Directions
Transcribe every line from the top down to the line with "0.07, 0.06, 0.04, 0.03, 0.02, 0.01];", both ends included, but not the pictures.

Recorded information

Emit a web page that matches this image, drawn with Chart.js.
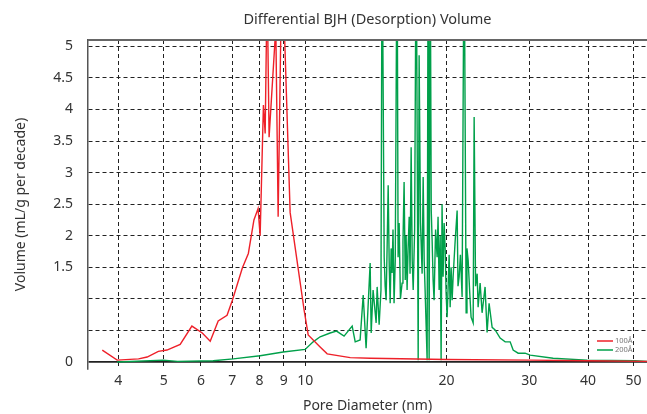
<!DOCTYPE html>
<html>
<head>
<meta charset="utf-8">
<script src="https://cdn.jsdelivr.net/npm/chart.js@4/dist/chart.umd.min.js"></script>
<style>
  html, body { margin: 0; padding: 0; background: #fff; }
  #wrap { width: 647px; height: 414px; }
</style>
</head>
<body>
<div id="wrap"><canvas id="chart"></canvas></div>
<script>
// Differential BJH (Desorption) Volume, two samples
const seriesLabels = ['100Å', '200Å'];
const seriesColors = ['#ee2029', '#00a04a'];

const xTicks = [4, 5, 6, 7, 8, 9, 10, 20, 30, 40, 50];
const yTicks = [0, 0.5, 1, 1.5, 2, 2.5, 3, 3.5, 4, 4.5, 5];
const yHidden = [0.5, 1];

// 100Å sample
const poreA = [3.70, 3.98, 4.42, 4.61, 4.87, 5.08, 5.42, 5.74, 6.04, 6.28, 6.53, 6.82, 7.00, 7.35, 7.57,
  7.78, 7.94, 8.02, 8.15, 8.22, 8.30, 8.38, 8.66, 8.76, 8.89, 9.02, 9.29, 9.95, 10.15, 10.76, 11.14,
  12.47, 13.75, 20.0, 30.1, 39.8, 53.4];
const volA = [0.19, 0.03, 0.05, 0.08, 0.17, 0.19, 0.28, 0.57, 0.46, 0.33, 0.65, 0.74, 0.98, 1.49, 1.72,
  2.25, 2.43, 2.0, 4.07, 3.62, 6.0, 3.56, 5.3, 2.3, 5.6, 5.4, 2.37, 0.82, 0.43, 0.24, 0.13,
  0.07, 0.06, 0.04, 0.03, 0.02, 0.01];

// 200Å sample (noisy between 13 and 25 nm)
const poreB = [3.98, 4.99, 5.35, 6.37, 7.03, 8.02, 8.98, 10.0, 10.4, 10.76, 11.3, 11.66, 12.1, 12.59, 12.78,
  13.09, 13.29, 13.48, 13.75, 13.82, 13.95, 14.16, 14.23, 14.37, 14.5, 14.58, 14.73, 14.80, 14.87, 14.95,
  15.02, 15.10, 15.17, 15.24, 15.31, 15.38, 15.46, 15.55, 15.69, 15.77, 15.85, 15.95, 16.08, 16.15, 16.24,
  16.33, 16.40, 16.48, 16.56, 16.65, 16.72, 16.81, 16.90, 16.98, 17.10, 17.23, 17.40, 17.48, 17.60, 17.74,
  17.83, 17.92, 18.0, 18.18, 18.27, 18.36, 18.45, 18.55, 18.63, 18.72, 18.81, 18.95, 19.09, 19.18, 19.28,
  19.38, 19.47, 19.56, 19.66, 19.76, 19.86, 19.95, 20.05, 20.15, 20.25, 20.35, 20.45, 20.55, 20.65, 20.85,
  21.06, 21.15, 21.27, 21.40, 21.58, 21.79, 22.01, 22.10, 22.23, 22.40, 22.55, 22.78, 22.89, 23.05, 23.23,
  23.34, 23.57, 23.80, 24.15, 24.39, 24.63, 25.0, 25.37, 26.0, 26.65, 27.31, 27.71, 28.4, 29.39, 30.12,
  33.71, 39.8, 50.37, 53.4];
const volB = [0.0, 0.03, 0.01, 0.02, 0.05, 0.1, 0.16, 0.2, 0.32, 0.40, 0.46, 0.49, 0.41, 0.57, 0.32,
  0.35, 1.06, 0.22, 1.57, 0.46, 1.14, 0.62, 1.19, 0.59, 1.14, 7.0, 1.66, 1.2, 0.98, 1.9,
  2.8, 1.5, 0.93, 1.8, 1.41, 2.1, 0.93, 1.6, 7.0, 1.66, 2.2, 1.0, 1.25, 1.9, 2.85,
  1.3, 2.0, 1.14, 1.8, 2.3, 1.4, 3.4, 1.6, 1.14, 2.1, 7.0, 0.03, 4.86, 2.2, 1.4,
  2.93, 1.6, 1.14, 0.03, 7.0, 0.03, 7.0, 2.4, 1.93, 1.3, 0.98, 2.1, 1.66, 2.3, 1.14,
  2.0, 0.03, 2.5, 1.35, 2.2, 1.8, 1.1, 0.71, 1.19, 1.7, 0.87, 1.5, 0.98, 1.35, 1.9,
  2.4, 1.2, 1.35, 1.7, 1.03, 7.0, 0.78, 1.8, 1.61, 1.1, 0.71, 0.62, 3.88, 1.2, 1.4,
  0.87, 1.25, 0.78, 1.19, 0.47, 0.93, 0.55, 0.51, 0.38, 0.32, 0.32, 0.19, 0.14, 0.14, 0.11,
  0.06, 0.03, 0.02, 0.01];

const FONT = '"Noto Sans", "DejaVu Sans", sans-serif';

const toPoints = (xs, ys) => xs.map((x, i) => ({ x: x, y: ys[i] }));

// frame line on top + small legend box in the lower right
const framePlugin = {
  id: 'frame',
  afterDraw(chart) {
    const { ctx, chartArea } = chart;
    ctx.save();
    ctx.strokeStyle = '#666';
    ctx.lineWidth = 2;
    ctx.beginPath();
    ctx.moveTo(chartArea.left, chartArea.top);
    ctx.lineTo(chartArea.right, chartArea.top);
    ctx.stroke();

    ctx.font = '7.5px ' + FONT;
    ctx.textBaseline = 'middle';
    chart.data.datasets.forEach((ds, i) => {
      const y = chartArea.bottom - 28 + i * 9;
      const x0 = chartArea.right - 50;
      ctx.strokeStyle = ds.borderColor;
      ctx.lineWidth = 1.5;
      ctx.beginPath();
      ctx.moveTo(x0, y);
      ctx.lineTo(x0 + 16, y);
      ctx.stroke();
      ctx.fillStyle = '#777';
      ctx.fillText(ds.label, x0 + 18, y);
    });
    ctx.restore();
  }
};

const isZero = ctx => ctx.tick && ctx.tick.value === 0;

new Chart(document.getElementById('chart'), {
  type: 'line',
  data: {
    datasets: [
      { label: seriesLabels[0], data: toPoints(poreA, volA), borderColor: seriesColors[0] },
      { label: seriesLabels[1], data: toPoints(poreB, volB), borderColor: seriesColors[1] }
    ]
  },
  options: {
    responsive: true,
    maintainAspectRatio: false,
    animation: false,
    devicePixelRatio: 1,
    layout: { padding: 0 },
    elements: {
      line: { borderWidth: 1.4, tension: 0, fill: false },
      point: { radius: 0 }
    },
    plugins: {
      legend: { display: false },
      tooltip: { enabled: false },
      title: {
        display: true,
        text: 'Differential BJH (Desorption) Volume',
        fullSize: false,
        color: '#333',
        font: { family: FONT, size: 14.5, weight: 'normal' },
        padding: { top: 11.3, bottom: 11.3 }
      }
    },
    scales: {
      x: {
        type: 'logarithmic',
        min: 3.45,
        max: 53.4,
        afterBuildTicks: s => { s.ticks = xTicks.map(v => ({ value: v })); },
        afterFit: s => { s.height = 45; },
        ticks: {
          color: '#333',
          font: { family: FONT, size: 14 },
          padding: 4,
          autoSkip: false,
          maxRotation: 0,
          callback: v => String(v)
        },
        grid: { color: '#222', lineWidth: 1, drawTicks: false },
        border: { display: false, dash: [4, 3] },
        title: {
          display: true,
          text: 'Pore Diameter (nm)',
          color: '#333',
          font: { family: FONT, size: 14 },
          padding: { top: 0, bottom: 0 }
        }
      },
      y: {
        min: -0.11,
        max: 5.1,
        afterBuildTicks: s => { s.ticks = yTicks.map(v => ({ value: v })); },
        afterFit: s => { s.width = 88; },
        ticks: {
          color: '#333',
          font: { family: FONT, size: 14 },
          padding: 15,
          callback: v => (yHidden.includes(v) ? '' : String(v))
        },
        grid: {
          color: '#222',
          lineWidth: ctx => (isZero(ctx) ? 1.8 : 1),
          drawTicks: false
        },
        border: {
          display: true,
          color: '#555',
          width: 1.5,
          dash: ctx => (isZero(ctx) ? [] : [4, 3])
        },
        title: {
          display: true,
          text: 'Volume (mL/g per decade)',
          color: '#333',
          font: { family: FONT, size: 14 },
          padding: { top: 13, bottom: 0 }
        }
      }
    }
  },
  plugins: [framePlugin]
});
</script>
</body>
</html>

Answer in full
Emit a web page that matches this image, drawn with Chart.js.
<!DOCTYPE html>
<html>
<head>
<meta charset="utf-8">
<script src="https://cdn.jsdelivr.net/npm/chart.js@4/dist/chart.umd.min.js"></script>
<style>
  html, body { margin: 0; padding: 0; background: #fff; }
  #wrap { width: 647px; height: 414px; }
</style>
</head>
<body>
<div id="wrap"><canvas id="chart"></canvas></div>
<script>
// Differential BJH (Desorption) Volume, two samples
const seriesLabels = ['100Å', '200Å'];
const seriesColors = ['#ee2029', '#00a04a'];

const xTicks = [4, 5, 6, 7, 8, 9, 10, 20, 30, 40, 50];
const yTicks = [0, 0.5, 1, 1.5, 2, 2.5, 3, 3.5, 4, 4.5, 5];
const yHidden = [0.5, 1];

// 100Å sample
const poreA = [3.70, 3.98, 4.42, 4.61, 4.87, 5.08, 5.42, 5.74, 6.04, 6.28, 6.53, 6.82, 7.00, 7.35, 7.57,
  7.78, 7.94, 8.02, 8.15, 8.22, 8.30, 8.38, 8.66, 8.76, 8.89, 9.02, 9.29, 9.95, 10.15, 10.76, 11.14,
  12.47, 13.75, 20.0, 30.1, 39.8, 53.4];
const volA = [0.19, 0.03, 0.05, 0.08, 0.17, 0.19, 0.28, 0.57, 0.46, 0.33, 0.65, 0.74, 0.98, 1.49, 1.72,
  2.25, 2.43, 2.0, 4.07, 3.62, 6.0, 3.56, 5.3, 2.3, 5.6, 5.4, 2.37, 0.82, 0.43, 0.24, 0.13,
  0.07, 0.06, 0.04, 0.03, 0.02, 0.01];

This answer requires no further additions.